New York is not the volunteer state

top volunteer activities in Albany

The top four volunteer activities in this metro area.

From a report called Volunteering in America, based on averages from 2006-2009:

The Albany metro area has 200,000 volunteers
27.1% of residents volunteer - ranking them 44th among the 75 Mid-size cities
34.7 hours per resident - ranking them 44th within the 75 Mid-size cities
$532.2 million of service contributed here

Here's the full rundown for this metro area.

The report includes a list of "community factors that may influence Albany's volunteer rate" -- but in Albany's case they would seem to indicate that more people in this area would be volunteering.

New York State did terribly in the rankings -- 51st among all states (and DC) for percentage of people who volunteer. NYC probably accounts for a lot of that -- it's volunteer rate was 50th among 51 large cities.

Here are the national rankings.

The federal government produced the report based on data collected by the Census Bureau.

[via the TU's Chris Churchill]

Earlier on AOA:
+ From 2008: Know of a great place to volunteer?

graph: Volunteering in America

Comments

This is shameful! People need to stop being so self-centered and self-concerned and step up!!! I volunteer once a week with Literacy Volunteers, helping an adult who needs help with reading and writing skills. LV helps both ESL (English as a Second Language) students and American students. They have a long waiting list of people who need help, they just don't have enough volunteers.

I lived in NYC for five years and volunteered approximately 4X a week for two years straight for LIFEbeat. Beyond that I would volunteer on a one-off basis (depending on my schedule). It can be done and especially in NYC volunteers are needed in so many areas. Everyone I knew volunteered in some capacity or another (this was 1998-2002).

When I moved to Seattle and had no job, I found the organization Seattle Works, whose mission it is to get people in their 20s and 30s to volunteer at all levels. I did a lot of low-level, physical volunteering and I also went through a program that helped me become a board member for a small, working board of volunteers at a non-profit that had only one staff person.

Giving to others, thinking beyond ourselves, these things are what separate us from the animals who do nothing but compete, breed, and kill each other.
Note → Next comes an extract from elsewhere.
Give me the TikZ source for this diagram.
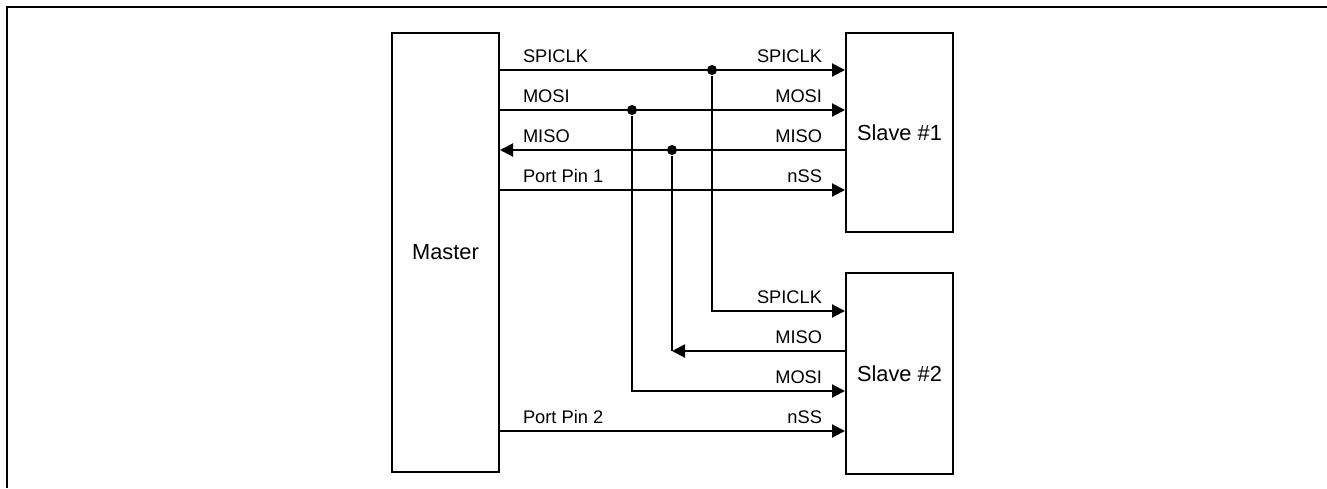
\documentclass[tikz,border=0pt]{standalone}
\usepackage{fontspec}
\setmainfont{Liberation Sans}
\usetikzlibrary{arrows.meta, positioning}

\begin{document}
\begin{tikzpicture}[
   x=0.02cm, y=-0.02cm, >={Triangle[length=2.6mm, width=2.6mm]},
   line width=1.15pt, font={\fontsize{10.4}{12}\selectfont},
   chip/.style = {rectangle, draw, line width=1.15pt, inner sep=0pt, minimum width=2.14cm,
                  anchor=north west, font={\fontsize{12.4}{14}\selectfont}},
   sig/.style  = {->},
   lft/.style  = {anchor=base west, xshift=4.4mm, yshift=1.5mm, inner sep=0pt},
   rgt/.style  = {anchor=base east, xshift=-4.4mm, yshift=1.5mm, inner sep=0pt},
   joint/.style = {circle, fill, inner sep=0pt, minimum size=2mm}]
  \useasboundingbox (0,0) rectangle (1327,488);
  \draw (1327,7) -| (7,488);

  % chips
  \node[chip, minimum height=8.78cm] (master) at (391,32) {Master};
  \node[chip, minimum height=3.98cm] (slaveA) at (845,32) {Slave \#1};
  \node[chip, minimum height=4.02cm, below=0.78cm of slaveA.south west, anchor=north west] (slaveB) {Slave \#2};

  % branch points and rows
  \node[joint] (clkdot)  at (712,70)  {};
  \node[joint] (mosidot) at (632,110) {};
  \node[joint] (misodot) at (672,150) {};
  \coordinate (csA)   at (0,190);
  \coordinate (clkB)  at (0,311);
  \coordinate (misoB) at (0,351);
  \coordinate (mosiB) at (0,391);
  \coordinate (csB)   at (0,431);

  % slave #1
  \draw[sig] (master.east |- clkdot) -- node[at start, lft]{SPICLK} node[at end, rgt]{SPICLK} (slaveA.west |- clkdot);
  \draw[sig] (master.east |- mosidot) -- node[at start, lft]{MOSI} node[at end, rgt]{MOSI} (slaveA.west |- mosidot);
  \draw[sig] (slaveA.west |- misodot) -- node[at start, rgt]{MISO} node[at end, lft]{MISO} (master.east |- misodot);
  \draw[sig] (master.east |- csA) -- node[at start, lft]{Port Pin 1} node[at end, rgt]{nSS} (slaveA.west |- csA);

  % slave #2
  \draw[sig] (clkdot) |- node[at end, rgt]{SPICLK} (slaveB.west |- clkB);
  \draw (misodot) -- (misodot |- misoB);
  \draw[sig] (slaveB.west |- misoB) -- node[at start, rgt]{MISO} (misodot |- misoB);
  \draw[sig] (mosidot) |- node[at end, rgt]{MOSI} (slaveB.west |- mosiB);
  \draw[sig] (master.east |- csB) -- node[at start, lft]{Port Pin 2} node[at end, rgt]{nSS} (slaveB.west |- csB);
\end{tikzpicture}
\end{document}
I'll say it again - it's shameful! These statistics are sad. Volunteering is one of the greatest things you can do for YOURSELF not just others - the rewards reaped are incredible.

xina

+1 xina

I hate to sound negative, but it's not easy to volunteer in the Capital Region sometimes. (And I'm someone who volunteers on average of 8-10 hours a week over the year through different projects, much of that from home.)
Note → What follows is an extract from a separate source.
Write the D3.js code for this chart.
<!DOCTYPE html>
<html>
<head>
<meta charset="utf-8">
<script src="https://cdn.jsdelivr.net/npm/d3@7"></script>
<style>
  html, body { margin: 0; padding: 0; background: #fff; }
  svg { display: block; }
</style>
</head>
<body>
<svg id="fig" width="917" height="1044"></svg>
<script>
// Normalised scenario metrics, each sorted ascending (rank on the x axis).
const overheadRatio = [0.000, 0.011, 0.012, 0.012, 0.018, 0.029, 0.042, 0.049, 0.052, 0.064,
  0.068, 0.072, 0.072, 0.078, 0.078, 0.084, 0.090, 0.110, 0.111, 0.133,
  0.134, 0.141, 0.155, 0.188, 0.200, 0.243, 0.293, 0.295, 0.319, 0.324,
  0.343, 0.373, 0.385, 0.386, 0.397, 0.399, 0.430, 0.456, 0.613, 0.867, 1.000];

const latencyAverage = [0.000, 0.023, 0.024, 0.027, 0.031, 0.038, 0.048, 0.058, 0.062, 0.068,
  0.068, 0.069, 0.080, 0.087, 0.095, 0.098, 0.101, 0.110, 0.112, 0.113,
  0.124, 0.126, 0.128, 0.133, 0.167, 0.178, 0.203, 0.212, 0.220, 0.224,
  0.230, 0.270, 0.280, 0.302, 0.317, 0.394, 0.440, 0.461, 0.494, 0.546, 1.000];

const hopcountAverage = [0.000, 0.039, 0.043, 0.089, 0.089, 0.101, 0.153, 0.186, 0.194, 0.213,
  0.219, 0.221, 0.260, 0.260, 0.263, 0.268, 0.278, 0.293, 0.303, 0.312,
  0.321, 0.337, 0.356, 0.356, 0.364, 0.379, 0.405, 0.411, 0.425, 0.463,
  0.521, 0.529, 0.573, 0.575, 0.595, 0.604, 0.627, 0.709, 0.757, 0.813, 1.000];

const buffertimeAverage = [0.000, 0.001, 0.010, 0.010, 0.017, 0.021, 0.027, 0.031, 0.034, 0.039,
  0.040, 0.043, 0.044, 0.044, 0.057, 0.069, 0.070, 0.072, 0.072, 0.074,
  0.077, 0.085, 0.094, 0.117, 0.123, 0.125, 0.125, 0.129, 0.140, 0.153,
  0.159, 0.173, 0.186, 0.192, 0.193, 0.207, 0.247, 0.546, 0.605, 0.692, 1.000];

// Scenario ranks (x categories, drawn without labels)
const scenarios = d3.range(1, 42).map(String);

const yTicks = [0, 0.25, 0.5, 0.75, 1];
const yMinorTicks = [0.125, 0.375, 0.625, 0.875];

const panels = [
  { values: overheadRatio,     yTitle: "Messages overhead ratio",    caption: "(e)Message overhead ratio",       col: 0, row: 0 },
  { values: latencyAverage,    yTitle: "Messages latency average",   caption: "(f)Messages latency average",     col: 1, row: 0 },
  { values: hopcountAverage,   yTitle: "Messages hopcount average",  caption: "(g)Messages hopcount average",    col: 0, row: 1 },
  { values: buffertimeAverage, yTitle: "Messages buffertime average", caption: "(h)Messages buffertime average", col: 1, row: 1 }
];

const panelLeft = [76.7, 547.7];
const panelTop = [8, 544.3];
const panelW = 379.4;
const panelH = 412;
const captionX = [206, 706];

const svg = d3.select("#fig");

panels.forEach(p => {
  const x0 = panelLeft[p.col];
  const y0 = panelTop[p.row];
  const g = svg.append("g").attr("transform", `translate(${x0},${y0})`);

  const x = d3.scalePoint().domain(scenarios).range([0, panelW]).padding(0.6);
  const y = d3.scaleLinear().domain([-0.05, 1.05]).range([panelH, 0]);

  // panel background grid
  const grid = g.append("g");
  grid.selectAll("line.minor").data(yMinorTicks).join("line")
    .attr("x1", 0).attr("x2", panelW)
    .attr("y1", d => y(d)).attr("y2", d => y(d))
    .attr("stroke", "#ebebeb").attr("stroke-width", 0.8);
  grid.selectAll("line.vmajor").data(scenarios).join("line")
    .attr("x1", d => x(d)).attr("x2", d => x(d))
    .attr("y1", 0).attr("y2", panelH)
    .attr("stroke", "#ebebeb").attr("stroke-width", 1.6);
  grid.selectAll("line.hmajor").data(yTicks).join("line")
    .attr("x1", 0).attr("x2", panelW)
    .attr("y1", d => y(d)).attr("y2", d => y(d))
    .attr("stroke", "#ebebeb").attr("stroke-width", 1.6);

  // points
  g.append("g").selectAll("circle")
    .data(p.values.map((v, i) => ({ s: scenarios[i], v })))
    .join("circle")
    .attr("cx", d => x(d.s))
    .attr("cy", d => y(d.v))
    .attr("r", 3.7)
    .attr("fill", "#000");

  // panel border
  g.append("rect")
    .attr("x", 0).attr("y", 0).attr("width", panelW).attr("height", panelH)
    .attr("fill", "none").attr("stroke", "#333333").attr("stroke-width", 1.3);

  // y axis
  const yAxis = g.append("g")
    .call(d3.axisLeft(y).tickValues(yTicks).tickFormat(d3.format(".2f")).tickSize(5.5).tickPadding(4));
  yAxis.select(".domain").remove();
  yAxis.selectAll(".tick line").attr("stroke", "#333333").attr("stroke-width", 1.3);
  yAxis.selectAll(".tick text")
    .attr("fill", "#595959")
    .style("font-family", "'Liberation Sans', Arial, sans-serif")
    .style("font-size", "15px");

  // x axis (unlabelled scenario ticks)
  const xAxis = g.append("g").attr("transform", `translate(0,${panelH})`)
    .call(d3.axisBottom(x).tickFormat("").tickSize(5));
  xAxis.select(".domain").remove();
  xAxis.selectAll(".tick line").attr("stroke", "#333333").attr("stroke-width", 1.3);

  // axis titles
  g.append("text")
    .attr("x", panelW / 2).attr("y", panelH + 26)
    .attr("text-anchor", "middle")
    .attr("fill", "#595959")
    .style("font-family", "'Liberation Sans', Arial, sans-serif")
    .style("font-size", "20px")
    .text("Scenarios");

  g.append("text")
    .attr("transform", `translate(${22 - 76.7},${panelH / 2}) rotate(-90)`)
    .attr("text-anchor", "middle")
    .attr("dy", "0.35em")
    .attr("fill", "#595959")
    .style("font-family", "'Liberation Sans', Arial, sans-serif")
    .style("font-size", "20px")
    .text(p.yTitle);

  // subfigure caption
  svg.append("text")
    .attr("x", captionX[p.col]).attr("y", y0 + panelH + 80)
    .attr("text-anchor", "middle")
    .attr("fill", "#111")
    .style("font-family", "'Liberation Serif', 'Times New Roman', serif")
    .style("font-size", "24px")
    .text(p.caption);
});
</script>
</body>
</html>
I've sent (or called) in offers to volunteer and not been contacted for 18 months. Or been repeatedly sent shift offers on weekdays when I've told them I work. If you work, you can't always call during business offers to find out what the opportunities are and not many organizations are leveraging electronic communication for maximum possibilities.

Volunteers are a huge asset for a community, but they take a lot of work and some local organizations are very good at cultivating them, while others aren't. And that experience translates both into how willing a person is to volunteer a second time - either for that organization or any organization.

Not at all surprised.

White flight is a major problem everywhere, but the way it manifested here did far more to devastate the once-major cities than it did to cities on the west coast. It created a serious underpopulation problem, generating in places like Albany and Schenectady a killer combination of condemned housing, empty office buildings, and abandoned public schools. Of course civic engagement is in the tank here. Many of the folks who have the time and money to participate in civic activities have all fled to the suburbs, and folks who still live in the city are often too busy making ends meet, or are so overwhelmed by what must be done that they wonder "how to begin/why bother."
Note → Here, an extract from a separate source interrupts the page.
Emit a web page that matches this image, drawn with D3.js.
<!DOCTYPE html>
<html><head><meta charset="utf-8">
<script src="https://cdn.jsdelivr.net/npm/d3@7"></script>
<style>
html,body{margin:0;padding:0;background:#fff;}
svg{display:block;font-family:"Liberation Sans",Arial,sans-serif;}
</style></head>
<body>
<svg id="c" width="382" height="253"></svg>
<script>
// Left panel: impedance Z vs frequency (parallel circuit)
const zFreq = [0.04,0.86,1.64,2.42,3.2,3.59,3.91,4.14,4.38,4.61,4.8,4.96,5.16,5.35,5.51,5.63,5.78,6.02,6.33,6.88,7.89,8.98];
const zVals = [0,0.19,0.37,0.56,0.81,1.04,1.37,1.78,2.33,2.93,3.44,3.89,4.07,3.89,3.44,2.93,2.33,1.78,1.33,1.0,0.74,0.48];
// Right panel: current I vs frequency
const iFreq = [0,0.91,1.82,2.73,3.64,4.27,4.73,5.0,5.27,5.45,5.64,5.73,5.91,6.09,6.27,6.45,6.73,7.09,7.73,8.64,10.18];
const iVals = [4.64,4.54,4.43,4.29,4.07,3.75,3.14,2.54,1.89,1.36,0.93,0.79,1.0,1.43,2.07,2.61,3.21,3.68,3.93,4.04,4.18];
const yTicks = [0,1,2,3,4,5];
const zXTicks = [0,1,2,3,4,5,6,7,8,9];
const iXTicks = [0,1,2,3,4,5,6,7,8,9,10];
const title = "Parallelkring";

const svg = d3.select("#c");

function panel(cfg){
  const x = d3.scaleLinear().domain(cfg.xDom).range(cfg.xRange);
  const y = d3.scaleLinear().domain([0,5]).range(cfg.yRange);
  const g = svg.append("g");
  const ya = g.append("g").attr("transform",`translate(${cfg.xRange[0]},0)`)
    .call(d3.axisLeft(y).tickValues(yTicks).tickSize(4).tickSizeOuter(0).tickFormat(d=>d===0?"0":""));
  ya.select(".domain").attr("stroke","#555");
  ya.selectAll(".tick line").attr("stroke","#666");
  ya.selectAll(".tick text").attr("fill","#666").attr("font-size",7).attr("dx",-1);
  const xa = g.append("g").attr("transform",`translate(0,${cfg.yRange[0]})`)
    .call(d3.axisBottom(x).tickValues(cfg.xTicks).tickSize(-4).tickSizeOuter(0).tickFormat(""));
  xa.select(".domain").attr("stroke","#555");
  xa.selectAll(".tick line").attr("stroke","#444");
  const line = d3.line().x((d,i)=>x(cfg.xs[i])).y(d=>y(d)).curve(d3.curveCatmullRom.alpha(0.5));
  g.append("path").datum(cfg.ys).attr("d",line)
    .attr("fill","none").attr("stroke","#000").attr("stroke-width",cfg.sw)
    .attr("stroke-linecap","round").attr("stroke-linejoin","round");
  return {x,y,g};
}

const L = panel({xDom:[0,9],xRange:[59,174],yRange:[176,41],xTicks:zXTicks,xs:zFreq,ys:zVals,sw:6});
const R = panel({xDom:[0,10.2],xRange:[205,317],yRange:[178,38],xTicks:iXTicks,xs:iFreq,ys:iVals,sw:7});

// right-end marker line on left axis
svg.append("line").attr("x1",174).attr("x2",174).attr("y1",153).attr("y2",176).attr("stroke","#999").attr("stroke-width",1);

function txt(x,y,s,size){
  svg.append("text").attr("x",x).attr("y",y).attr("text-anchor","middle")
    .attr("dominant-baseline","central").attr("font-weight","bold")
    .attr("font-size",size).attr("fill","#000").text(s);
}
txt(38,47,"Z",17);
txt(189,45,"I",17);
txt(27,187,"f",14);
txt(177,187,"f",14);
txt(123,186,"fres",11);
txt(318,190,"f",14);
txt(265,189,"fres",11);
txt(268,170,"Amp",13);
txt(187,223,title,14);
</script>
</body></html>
"We are the hollow men, we are the stuffed men, leaning together, headpiece filled with straw." Think of all those professionals who work a job in Albany, but don't work for the people of Albany (aka, volunteer), and who then take Albany's money back to their suburbs. Underpopulation doesn't just ruin a city's exterior; it can eat away at its core. One of the reasons why I love AOA is that it shows me that Albany isn't truly heartless - there are people who care for the place and want to participate in the community in various ways.